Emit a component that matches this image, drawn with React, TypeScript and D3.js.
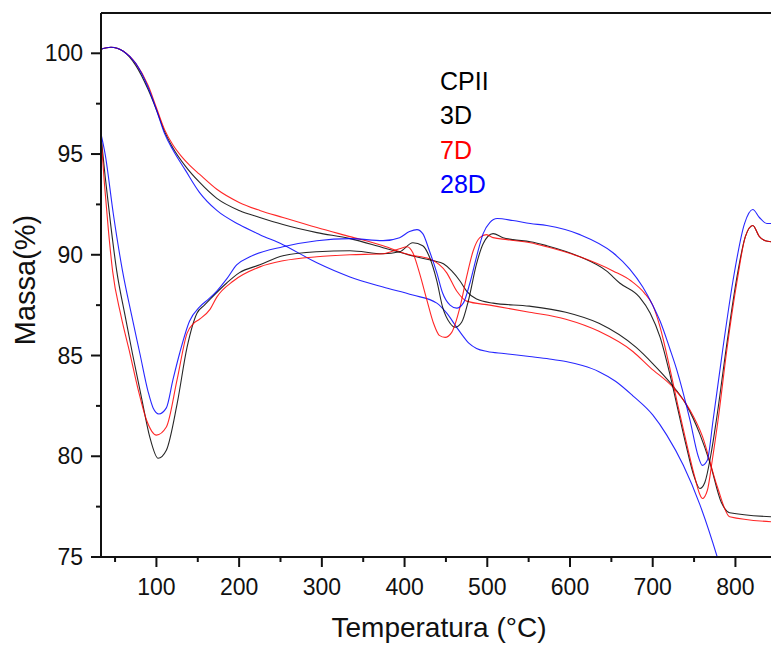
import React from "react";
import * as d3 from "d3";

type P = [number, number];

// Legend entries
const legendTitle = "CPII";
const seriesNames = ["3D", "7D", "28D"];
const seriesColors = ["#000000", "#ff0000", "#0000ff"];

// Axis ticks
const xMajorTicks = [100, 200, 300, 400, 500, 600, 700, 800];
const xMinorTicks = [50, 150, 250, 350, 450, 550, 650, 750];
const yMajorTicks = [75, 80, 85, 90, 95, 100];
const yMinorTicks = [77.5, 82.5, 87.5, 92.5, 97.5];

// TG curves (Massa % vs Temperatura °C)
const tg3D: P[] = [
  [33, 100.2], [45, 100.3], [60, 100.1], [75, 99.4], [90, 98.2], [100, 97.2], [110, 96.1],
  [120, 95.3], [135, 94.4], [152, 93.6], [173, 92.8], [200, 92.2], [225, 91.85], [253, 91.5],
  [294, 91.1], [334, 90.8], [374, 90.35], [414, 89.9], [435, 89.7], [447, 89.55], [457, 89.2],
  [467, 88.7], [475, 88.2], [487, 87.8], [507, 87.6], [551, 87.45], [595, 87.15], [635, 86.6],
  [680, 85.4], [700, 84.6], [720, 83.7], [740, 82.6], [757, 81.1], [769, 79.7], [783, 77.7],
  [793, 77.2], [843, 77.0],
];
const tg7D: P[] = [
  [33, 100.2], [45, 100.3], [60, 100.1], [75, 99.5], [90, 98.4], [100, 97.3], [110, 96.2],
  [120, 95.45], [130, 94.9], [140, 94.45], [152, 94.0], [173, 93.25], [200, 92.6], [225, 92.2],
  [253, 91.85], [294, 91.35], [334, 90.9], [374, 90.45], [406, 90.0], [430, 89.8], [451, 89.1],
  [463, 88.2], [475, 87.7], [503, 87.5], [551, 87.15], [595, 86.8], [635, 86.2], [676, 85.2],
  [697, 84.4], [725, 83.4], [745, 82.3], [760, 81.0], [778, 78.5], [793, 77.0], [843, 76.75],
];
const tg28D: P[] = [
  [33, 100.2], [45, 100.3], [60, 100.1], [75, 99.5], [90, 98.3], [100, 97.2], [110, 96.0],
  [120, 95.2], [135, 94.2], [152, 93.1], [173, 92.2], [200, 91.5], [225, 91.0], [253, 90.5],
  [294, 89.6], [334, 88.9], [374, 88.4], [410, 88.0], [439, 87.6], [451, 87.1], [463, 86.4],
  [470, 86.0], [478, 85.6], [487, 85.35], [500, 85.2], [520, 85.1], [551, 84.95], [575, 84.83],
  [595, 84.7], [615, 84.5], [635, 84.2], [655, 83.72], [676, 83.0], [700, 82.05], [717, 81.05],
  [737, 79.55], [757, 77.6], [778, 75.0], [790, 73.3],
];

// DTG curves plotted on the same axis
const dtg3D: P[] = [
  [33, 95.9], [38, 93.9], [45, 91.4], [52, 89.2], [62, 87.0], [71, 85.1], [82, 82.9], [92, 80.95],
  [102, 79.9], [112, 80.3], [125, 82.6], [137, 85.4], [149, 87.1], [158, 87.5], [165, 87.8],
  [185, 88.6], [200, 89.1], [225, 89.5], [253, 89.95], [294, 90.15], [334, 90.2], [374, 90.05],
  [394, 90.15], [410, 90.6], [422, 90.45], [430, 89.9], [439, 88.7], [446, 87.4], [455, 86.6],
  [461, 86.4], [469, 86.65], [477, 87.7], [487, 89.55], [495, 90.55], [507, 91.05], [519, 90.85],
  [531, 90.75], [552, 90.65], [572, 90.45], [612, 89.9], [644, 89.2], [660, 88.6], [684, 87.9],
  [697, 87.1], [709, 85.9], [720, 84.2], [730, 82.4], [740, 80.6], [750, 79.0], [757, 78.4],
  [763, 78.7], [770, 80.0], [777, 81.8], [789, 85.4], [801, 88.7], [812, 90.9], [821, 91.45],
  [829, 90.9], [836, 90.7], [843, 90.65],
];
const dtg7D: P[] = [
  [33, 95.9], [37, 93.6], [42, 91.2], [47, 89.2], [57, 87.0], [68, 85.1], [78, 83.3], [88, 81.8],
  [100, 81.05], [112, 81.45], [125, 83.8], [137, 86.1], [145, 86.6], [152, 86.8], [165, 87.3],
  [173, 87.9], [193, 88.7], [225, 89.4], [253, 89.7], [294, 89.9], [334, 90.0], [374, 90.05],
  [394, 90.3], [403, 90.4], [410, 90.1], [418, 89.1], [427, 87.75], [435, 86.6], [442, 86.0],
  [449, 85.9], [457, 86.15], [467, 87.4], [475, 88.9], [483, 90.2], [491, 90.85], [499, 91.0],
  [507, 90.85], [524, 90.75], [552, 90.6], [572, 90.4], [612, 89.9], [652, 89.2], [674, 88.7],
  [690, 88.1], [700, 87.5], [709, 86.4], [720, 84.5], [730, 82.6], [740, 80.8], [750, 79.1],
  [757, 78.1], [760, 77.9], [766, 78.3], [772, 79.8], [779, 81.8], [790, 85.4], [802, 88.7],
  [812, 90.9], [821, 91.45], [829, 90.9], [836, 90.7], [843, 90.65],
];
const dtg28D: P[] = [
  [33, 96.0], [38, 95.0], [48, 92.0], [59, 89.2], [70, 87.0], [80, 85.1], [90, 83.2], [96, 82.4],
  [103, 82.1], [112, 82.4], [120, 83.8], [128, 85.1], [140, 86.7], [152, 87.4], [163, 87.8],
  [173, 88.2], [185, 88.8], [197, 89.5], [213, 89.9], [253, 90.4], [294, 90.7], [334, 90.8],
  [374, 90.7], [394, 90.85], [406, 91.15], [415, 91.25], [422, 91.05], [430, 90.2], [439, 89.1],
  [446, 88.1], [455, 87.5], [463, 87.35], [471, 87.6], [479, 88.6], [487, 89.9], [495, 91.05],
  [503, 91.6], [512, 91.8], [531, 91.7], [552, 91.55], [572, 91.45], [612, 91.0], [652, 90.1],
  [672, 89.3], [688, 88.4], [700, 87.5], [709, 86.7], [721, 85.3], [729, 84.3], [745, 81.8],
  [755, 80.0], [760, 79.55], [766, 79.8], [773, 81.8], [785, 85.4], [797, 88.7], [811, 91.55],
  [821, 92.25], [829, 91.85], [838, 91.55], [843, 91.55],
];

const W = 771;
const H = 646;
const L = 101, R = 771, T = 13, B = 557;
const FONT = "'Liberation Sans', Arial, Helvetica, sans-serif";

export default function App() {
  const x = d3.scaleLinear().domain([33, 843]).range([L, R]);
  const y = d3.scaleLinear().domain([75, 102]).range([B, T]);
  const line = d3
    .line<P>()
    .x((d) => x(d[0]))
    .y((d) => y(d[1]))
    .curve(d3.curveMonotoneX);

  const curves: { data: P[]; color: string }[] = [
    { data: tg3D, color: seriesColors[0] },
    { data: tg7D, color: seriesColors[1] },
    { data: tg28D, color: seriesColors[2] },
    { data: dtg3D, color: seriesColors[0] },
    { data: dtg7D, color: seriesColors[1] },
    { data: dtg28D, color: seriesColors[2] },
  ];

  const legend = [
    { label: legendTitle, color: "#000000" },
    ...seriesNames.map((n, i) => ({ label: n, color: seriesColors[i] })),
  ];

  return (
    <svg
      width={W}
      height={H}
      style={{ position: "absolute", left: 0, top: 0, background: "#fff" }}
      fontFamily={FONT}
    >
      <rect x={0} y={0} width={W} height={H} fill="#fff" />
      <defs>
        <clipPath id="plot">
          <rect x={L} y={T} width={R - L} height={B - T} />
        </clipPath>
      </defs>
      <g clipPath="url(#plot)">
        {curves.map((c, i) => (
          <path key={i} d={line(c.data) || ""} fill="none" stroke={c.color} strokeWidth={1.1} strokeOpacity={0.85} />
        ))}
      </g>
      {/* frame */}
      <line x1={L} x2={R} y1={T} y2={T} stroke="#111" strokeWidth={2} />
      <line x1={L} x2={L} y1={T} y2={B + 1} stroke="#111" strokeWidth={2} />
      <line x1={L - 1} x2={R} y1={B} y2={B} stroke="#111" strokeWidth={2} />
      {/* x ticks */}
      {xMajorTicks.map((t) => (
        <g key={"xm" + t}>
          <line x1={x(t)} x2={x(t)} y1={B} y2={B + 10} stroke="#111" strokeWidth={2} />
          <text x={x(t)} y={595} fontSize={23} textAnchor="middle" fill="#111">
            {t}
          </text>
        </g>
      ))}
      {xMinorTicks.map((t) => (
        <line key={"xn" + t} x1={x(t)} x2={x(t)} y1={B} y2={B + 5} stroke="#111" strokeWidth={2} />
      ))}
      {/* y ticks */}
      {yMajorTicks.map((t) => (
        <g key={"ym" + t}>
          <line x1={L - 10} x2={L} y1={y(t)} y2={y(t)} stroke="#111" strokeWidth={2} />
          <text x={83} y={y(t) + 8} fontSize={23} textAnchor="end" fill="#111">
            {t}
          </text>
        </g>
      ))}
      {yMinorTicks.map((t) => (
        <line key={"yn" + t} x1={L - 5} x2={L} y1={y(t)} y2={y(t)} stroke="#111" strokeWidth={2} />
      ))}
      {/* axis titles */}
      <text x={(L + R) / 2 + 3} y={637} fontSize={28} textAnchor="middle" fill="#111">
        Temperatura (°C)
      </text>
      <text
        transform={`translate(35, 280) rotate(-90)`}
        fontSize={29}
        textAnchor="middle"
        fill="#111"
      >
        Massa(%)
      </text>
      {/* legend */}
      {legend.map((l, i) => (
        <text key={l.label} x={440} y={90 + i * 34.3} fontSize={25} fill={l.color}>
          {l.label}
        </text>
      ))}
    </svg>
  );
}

━━━━

Each line from the top of the material through the line containing "const yMinorTicks = [77.5, 82.5, 87.5, 92.5, 97.5];" should be reproduced exactly; please drop any images.

◆ EXPECTED ANSWER
Emit a component that matches this image, drawn with React, TypeScript and D3.js.
import React from "react";
import * as d3 from "d3";

type P = [number, number];

// Legend entries
const legendTitle = "CPII";
const seriesNames = ["3D", "7D", "28D"];
const seriesColors = ["#000000", "#ff0000", "#0000ff"];

// Axis ticks
const xMajorTicks = [100, 200, 300, 400, 500, 600, 700, 800];
const xMinorTicks = [50, 150, 250, 350, 450, 550, 650, 750];
const yMajorTicks = [75, 80, 85, 90, 95, 100];
const yMinorTicks = [77.5, 82.5, 87.5, 92.5, 97.5];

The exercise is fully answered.